Prompt: Skip pictures in the listing below; copy exactly the lines from the one with "Give me the" through the one with "import * as", inclusive.

Supplied information:
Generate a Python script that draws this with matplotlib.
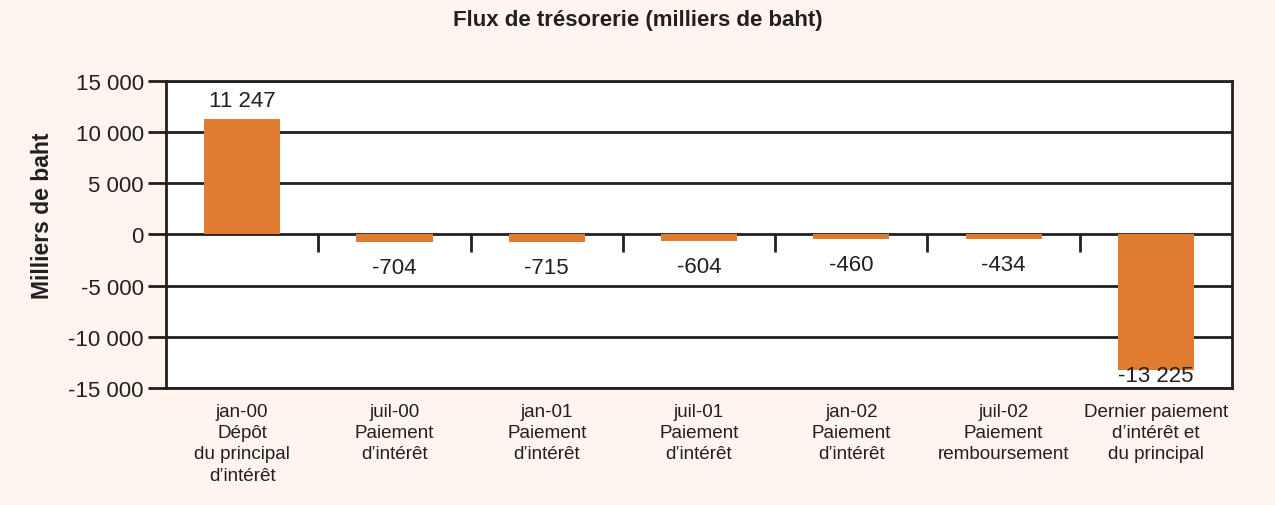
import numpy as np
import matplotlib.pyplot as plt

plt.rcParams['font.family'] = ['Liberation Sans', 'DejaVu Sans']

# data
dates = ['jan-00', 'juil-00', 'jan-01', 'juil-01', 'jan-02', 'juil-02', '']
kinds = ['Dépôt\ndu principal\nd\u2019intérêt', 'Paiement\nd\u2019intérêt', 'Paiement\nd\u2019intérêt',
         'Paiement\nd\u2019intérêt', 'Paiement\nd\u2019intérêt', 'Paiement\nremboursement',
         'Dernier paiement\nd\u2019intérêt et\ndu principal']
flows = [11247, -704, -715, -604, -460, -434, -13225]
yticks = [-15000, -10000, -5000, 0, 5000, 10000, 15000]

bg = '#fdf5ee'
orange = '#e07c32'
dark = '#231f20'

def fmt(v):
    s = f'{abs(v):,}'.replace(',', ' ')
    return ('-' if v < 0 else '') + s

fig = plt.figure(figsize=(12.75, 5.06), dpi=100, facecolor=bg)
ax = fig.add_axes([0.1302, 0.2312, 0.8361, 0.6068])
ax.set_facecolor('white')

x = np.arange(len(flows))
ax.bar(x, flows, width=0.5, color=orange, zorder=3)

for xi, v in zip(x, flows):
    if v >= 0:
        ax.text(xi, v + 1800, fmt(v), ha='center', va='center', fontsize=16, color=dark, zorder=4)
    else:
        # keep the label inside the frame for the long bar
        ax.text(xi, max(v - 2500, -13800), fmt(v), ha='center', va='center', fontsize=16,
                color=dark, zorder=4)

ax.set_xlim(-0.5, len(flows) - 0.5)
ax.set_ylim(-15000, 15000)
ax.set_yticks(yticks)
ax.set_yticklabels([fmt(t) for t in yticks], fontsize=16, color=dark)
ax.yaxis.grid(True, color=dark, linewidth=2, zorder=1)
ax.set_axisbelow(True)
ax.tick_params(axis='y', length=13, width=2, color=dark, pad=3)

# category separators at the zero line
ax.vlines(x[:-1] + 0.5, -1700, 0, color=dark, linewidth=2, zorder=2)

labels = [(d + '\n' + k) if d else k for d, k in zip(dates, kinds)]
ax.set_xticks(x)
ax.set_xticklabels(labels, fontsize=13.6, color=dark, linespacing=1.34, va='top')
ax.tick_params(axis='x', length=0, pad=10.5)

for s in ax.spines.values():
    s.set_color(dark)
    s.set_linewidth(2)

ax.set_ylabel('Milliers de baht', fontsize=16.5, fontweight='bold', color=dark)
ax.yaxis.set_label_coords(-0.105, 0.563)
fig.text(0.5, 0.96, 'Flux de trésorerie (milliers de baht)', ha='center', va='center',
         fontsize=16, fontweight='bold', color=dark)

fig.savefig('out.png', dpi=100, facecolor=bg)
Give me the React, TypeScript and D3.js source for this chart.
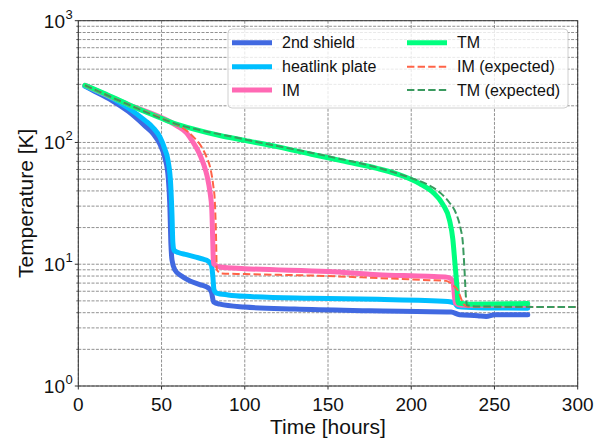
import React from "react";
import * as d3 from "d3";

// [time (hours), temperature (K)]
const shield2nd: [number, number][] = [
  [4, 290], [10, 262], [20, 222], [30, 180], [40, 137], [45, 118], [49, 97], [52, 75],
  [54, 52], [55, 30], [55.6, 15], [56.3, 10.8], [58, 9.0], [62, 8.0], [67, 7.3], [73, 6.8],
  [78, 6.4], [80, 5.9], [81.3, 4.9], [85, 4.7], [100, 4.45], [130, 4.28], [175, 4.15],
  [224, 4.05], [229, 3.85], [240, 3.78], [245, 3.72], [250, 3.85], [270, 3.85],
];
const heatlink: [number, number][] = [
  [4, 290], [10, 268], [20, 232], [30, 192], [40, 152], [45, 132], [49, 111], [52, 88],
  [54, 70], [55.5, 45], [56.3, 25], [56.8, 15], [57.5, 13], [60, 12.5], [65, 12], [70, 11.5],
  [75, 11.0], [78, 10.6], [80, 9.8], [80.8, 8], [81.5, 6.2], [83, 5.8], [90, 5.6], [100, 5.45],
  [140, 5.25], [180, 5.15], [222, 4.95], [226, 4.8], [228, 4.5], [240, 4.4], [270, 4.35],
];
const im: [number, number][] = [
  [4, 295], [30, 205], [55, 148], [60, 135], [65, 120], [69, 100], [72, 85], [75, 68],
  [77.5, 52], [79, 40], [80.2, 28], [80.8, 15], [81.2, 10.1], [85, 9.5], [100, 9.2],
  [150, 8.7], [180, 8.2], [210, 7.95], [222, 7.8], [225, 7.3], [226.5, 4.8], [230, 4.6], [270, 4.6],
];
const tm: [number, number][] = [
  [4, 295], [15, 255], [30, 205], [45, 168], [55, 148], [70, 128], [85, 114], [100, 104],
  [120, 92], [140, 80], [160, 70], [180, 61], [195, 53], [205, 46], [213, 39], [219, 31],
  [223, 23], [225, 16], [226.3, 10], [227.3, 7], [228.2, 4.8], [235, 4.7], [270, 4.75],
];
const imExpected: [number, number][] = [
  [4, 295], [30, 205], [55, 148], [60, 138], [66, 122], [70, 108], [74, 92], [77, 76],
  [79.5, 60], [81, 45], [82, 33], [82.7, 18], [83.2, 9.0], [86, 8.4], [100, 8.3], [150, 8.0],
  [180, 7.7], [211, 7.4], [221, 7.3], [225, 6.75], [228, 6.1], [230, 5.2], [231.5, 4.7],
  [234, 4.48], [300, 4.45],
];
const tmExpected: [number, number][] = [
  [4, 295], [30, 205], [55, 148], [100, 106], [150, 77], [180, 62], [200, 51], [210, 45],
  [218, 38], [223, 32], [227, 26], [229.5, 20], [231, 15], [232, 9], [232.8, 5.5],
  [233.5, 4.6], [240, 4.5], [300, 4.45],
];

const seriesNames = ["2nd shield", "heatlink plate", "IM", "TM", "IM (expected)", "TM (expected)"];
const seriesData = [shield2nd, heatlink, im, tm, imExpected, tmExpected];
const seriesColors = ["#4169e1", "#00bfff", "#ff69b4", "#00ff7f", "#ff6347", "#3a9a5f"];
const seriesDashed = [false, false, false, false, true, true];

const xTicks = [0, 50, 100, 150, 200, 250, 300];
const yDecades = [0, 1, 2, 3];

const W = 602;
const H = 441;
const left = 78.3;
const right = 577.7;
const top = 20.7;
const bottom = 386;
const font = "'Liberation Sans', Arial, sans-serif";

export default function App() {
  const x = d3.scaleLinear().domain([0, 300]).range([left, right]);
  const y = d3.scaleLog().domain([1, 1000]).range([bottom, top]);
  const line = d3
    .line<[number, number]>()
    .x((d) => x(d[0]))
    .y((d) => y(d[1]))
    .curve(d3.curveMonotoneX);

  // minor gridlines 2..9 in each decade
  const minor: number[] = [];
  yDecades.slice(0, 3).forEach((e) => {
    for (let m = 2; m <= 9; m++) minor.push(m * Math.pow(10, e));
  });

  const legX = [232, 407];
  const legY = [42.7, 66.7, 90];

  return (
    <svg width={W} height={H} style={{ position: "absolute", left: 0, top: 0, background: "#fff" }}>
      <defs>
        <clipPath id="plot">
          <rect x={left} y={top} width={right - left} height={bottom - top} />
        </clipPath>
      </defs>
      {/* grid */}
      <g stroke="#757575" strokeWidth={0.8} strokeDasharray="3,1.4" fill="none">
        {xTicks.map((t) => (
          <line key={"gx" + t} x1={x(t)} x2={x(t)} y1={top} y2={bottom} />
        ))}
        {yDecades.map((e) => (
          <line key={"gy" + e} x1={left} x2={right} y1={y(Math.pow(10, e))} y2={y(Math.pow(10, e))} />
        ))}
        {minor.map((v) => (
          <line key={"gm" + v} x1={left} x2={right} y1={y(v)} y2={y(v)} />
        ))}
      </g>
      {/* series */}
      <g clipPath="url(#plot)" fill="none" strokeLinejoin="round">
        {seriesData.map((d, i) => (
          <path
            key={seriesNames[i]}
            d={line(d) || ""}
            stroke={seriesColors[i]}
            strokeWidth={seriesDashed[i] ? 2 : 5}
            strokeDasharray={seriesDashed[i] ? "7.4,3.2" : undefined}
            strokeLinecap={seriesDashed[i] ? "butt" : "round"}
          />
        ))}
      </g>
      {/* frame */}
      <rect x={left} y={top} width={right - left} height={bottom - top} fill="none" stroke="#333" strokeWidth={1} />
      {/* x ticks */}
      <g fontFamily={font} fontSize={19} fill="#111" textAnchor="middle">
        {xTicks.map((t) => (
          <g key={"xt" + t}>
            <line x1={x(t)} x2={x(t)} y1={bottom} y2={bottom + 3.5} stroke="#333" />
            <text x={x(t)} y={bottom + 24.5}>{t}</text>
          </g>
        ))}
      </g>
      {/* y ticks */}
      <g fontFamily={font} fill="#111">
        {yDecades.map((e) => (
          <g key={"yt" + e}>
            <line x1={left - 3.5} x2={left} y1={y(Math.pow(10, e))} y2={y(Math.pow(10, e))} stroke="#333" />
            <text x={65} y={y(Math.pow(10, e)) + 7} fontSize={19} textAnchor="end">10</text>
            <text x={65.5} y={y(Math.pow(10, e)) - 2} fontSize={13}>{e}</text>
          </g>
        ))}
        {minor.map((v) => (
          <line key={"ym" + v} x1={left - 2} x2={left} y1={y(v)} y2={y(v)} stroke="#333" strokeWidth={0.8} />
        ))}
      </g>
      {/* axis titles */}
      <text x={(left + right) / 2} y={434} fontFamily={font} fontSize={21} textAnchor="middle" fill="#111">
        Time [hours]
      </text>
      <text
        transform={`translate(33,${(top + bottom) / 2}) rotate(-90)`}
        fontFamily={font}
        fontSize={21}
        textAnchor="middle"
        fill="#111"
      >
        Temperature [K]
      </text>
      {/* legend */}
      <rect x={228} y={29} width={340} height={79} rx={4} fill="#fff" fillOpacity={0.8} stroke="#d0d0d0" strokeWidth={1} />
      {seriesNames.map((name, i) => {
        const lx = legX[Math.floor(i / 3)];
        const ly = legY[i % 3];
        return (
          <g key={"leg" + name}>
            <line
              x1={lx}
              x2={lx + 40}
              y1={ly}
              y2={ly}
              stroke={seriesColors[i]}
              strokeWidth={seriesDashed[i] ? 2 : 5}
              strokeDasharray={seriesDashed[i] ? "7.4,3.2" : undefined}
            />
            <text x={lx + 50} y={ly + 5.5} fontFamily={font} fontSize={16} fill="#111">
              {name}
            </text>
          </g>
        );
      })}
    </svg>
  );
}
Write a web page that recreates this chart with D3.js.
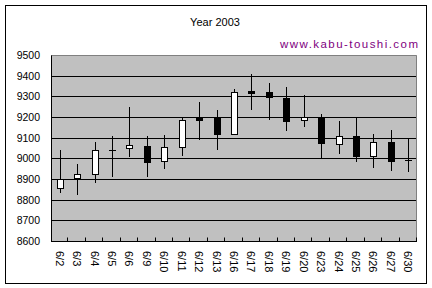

Exercise solution:
Give me the React, TypeScript and D3.js source for this chart.
import React from "react";
import * as d3 from "d3";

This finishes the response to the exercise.